#### [What to work on]
Count the lines that hold the string "this". Reply with the number alone.

#### [Information provided]
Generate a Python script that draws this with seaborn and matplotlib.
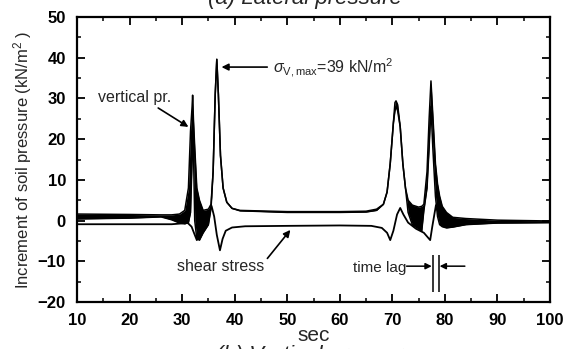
---
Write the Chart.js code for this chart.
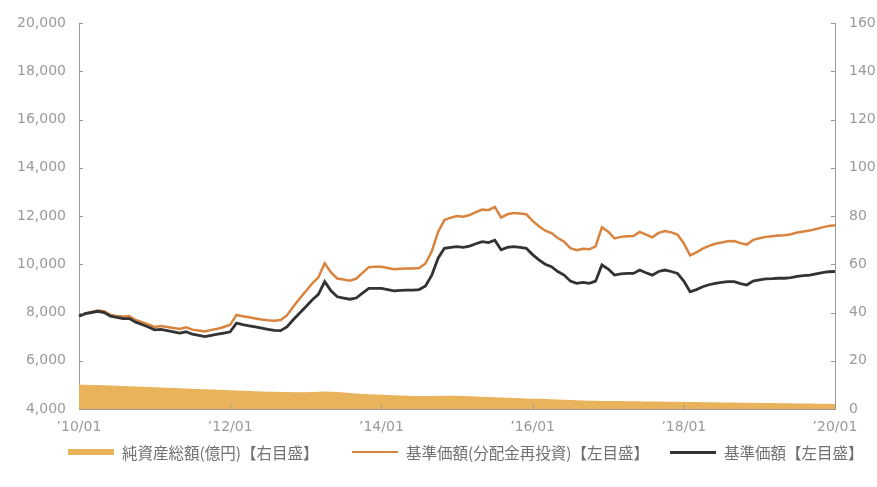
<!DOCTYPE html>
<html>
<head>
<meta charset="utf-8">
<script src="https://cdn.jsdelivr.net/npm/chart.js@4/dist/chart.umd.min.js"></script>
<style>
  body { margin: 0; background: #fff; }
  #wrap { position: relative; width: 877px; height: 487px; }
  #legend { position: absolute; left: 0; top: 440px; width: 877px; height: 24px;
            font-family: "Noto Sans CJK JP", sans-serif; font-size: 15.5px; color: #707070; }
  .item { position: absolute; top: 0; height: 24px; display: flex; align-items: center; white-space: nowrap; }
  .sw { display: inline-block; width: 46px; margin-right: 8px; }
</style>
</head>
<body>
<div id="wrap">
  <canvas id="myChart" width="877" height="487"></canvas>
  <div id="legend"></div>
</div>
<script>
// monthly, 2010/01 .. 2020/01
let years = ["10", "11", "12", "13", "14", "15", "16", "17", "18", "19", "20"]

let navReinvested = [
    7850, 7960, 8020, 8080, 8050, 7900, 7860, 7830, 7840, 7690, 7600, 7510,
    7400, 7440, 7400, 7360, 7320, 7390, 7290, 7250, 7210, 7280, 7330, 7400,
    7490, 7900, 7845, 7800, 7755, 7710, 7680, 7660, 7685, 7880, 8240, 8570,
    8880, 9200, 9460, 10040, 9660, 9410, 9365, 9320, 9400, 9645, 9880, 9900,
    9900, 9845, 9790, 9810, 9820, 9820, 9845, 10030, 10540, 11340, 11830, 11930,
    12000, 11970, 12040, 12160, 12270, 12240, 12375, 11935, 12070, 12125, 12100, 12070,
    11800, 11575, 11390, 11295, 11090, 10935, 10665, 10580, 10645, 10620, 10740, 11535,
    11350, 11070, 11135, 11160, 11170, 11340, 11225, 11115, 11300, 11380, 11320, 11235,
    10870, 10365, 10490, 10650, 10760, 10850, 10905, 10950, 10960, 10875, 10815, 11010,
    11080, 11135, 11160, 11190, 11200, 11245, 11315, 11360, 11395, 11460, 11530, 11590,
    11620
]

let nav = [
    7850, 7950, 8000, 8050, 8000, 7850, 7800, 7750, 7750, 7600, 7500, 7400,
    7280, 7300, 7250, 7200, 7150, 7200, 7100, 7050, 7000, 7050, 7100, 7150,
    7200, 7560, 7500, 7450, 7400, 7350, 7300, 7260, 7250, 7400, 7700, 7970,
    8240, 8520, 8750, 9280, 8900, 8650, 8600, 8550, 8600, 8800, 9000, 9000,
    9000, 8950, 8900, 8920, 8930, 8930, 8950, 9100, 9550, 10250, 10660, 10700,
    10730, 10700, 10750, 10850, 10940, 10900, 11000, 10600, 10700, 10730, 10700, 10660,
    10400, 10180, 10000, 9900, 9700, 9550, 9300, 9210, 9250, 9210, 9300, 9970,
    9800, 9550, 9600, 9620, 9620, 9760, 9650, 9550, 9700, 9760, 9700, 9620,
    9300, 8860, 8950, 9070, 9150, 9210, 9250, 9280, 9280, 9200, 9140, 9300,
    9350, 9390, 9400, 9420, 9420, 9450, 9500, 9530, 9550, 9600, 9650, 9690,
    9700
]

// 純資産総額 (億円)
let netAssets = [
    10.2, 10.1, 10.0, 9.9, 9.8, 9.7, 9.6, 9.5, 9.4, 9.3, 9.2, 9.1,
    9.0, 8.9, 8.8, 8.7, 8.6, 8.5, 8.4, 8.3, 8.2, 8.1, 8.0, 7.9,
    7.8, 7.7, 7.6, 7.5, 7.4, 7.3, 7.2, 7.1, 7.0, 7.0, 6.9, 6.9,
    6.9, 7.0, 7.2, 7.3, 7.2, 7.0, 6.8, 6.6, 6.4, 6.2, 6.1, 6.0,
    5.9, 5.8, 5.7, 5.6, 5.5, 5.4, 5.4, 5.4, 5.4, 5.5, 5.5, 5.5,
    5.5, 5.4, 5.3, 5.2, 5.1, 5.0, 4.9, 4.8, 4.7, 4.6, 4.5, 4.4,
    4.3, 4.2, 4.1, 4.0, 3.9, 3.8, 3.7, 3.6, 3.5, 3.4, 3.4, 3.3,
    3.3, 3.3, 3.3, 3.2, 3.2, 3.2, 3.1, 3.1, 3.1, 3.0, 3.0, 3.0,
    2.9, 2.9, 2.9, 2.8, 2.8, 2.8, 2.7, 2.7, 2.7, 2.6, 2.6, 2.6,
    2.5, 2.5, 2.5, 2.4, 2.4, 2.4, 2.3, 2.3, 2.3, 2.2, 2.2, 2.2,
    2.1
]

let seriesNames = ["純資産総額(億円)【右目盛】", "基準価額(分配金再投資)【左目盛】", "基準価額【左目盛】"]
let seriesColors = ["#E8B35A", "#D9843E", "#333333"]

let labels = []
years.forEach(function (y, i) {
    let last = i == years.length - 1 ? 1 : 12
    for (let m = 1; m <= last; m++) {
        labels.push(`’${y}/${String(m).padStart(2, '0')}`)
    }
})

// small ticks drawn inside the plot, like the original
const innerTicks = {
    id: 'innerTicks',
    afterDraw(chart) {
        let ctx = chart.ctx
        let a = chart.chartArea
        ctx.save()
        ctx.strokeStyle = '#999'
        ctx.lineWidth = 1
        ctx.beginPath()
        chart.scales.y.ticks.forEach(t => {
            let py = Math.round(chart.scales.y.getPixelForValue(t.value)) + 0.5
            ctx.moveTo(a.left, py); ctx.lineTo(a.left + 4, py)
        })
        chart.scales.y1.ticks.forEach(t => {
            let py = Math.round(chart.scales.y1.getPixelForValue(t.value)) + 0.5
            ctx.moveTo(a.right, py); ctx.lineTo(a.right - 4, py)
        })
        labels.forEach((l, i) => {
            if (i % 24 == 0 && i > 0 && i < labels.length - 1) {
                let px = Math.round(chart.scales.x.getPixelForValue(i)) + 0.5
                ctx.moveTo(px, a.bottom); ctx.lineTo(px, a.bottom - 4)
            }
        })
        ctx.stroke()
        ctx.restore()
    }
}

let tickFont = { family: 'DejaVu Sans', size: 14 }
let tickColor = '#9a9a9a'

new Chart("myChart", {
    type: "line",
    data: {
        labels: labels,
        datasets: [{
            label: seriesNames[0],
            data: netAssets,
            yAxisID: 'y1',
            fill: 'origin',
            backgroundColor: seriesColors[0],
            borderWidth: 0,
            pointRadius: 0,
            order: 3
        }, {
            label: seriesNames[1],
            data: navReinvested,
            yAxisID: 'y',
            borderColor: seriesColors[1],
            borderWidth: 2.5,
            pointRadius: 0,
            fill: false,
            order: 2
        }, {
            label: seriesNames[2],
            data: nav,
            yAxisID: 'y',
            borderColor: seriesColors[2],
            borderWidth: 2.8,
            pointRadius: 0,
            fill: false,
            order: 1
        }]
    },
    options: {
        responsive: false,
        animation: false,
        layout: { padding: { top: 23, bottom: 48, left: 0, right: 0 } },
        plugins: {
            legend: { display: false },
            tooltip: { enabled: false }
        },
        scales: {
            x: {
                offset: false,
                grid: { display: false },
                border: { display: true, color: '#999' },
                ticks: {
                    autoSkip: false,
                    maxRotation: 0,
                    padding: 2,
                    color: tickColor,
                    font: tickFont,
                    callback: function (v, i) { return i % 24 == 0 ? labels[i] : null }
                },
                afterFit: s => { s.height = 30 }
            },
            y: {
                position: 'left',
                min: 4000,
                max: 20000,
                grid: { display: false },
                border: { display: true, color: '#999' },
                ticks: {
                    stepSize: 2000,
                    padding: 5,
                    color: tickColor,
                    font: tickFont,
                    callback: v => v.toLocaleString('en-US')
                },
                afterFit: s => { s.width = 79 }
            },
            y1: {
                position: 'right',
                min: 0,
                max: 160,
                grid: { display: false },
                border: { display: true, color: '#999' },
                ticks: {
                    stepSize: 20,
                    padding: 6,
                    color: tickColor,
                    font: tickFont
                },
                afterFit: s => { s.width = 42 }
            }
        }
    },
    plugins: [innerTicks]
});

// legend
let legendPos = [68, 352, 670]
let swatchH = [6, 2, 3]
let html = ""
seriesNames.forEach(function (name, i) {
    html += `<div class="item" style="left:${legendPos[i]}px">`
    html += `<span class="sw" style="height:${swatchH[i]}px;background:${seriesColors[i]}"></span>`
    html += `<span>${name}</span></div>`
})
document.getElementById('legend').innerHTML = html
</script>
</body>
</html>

#### [Response below]
2